Echo Tang: So, you believe future AI models will increasingly focus on edge deployment, potentially leading to hybrid cloud-edge architectures?
Yanzhi Wang: Absolutely. The future will move towards cloud-edge integration, with edge devices primarily handling task distribution and local responses. Some tasks, such as translation, must be completed at the edge due to often unreliable network conditions encountered during travel or large events, making cloud reliance impractical.
Not all tasks must be edge-based, though; many still require cloud-based computing resources. The optimal strategy involves task-specific collaborative deployment, leveraging the strengths of each side.
Echo Tang: Thank you very much, Professor Wang, for sharing your insights in this GOSIM Open AGI Forum episode.
5. From Llama to Moxin: Moving Beyond "Big Model Only" Mindset
In this in-depth discussion on future AI trends, Professor Yanzhi Wang demonstrated profound academic expertise and keen industry foresight.

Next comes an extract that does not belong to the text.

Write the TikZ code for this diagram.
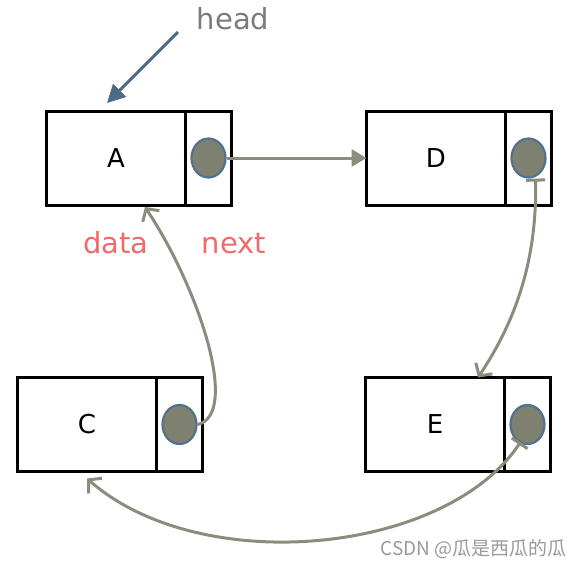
\documentclass[tikz,border=0pt]{standalone}
\usepackage{fontspec}
\setmainfont{DejaVu Sans}
\newfontfamily\cjkfont{Noto Sans CJK SC}
\usetikzlibrary{positioning,arrows.meta,shapes.geometric}
\definecolor{linkgray}{HTML}{8A8D7C}
\definecolor{dotfill}{HTML}{7E8070}
\definecolor{dotedge}{HTML}{52718F}
\definecolor{headblue}{HTML}{4D6B86}
\definecolor{labelred}{HTML}{F06A6A}
\definecolor{headgray}{HTML}{7B7B7B}
\tikzset{
databox/.style={draw,line width=3pt,outer sep=0pt,inner sep=0pt,
  minimum width=139pt,minimum height=94pt,font=\fontsize{26}{26}\selectfont},
nextbox/.style={draw,line width=3pt,outer sep=0pt,inner sep=0pt,
  minimum width=46pt,minimum height=94pt},
dot/.style={ellipse,draw=dotedge,fill=dotfill,line width=2.2pt,inner sep=0pt,
  minimum width=34pt,minimum height=39pt},
link/.style={draw=linkgray,line width=3pt},
curvelink/.style={link,{Bar[width=19pt]}-{Straight Barb[length=9pt,width=20pt]}},
tag/.style={font=\fontsize{29}{29}\selectfont,anchor=base}
}
\begin{document}
\begin{tikzpicture}[x=1pt,y=-1pt]
\useasboundingbox (0,0) rectangle (587,566);

\node[databox] (A) at (116,158) {A};
\node[nextbox,right=0pt of A] (Anext) {};
\node[dot] (Adot) at (Anext) {};

\node[databox] (D) at (436,158) {D};
\node[nextbox,right=0pt of D] (Dnext) {};
\node[dot] (Ddot) at (Dnext) {};

\node[databox] (C) at (87,424.5) {C};
\node[nextbox,right=0pt of C] (Cnext) {};
\node[dot] (Cdot) at (Cnext) {};

\node[databox] (E) at (435,424.5) {E};
\node[nextbox,right=0pt of E] (Enext) {};
\node[dot] (Edot) at (Enext) {};

\node[tag,text=headgray] (head) at (233,29) {head};
\node[tag,text=labelred] (data) at (116,253) {data};
\node[tag,text=labelred] (next) at (234,253) {next};
\node[anchor=base east,text=black!40,font=\cjkfont\fontsize{19}{19}\selectfont]
  (mark) at (570,555) {CSDN @瓜是西瓜的瓜};

\coordinate (headtail) at (178,32);
\coordinate (headtip) at (107,103);
\draw[headblue,line width=3pt,-{Triangle[length=18pt,width=18pt]}]
(headtail) -- (headtip);

\draw[link,-{Triangle[length=15pt,width=17pt]}]
(Adot) -- (D);
\draw[curvelink]
([xshift=7pt]Ddot.south) .. controls +(2,90) and +(32,-48) .. ([xshift=43pt]E.north);
\draw[link,-{Straight Barb[length=9pt,width=20pt]}]
(Cdot.east) .. controls (240,415) and (200,290) .. ([xshift=29pt,yshift=-2pt]A.south);
\draw[curvelink]
([xshift=-7pt,yshift=3pt]Edot.south) .. controls (445,555) and (200,578) .. ([yshift=-7pt]C.south);
\end{tikzpicture}
\end{document}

Through the Moxin-7B project, he validated the vast potential of small language models in low-cost, high-performance edge deployment, further enhancing their capabilities through reinforcement learning and enabling "self-evolution," thereby reducing traditional reliance on ultra-large language models.
As Professor Wang emphasized, future AI development should not endlessly pursue model scaling but instead focus on efficiency, transparency, and reproducibility. His advocated architecture—combining cloud-edge integration with large-small language model collaboration—may become crucial for achieving widespread adoption and practical implementation of AI.
In this evolving era that increasingly moves away from the "big model only" mindset, Professor Yanzhi Wang is undoubtedly contributing visionary academic strength and technological conviction to the open-source AI ecosystem.